In his dreams, the sun was scorching. Mickey had buried himself in a foxhole as the Taliban mortared an advanced outpost in the mountains of Helmand Province, Afghanistan. Each blast came closer and closer. Rock and dirt fell and pinged off his helmet, smacked the back of his Kevlar battle vest, made him cringe and wince, wondering at each noise if his time was finally up.

“Where the Christ is that mother?” he heard a voice shout.

“Upper south hillside, two o’clock,” another voice called back. “Three hundred vertical meters below the ridge.”

“Can’t find him,” a gruffer voice yelled. “Gimme range!”

A third man yelled, “Sixteen hundred ninety-two meters.”

“That ledge with the two bushes on the right?”

“Affirmative!”

“I got it. Just has to show himself.”

A fourth voice shouted, “Smoke him, Hawkes! Turn the sumbitch inside out!”

The mortar attack had slowed to a stop. Mickey got up, the debris falling off his uniform as he spat out dust and poked his head out of his foxhole.

To his right about twenty yards, Hawkes was settled in behind the high-power scope of a .50-caliber Barrett sniper rifle. Muscular and bare-chested under his body armor, Hawkes had the stub of a cheap unlit cigar dangling from the corner of his lips.

“Take him out, Hawkes,” Mickey yelled. “We got better places to be.”

“We do not move until that good son of Allah shows his head,” Hawkes shouted back, his head never leaving the scope.

“I wanna go home,” Mickey said. “I want you to go home, too.”

“We all wanna go home, kid,” Hawkes said.

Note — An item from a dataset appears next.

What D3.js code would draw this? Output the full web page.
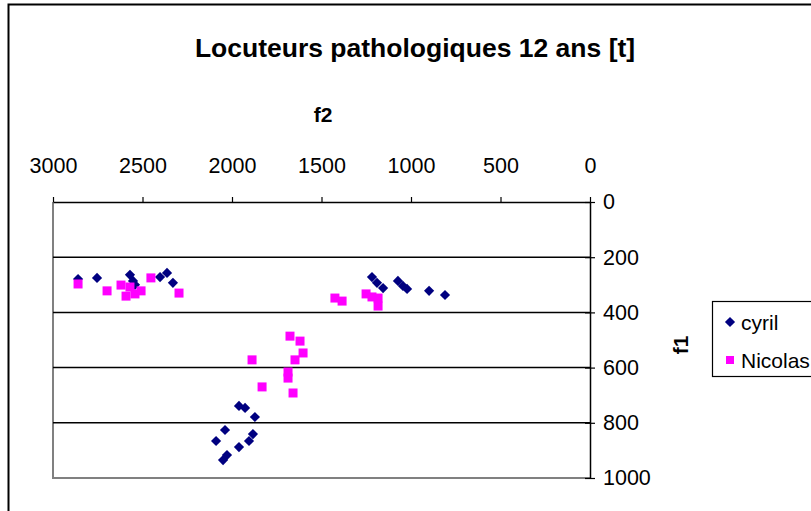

“I’m going surfing someday, Hawkes,” Mickey said. “Learn to ride big waves.”

“North Shore, baby,” Hawkes said as if it were a daydream of his, too. “Banzai Pipeline. Sunset Beach and…Hey, there you are, Mr. Haji. Couldn’t stand the suspense, could you? Had to see just how close you came with those last three mortars to blowing the infidels past paradise.”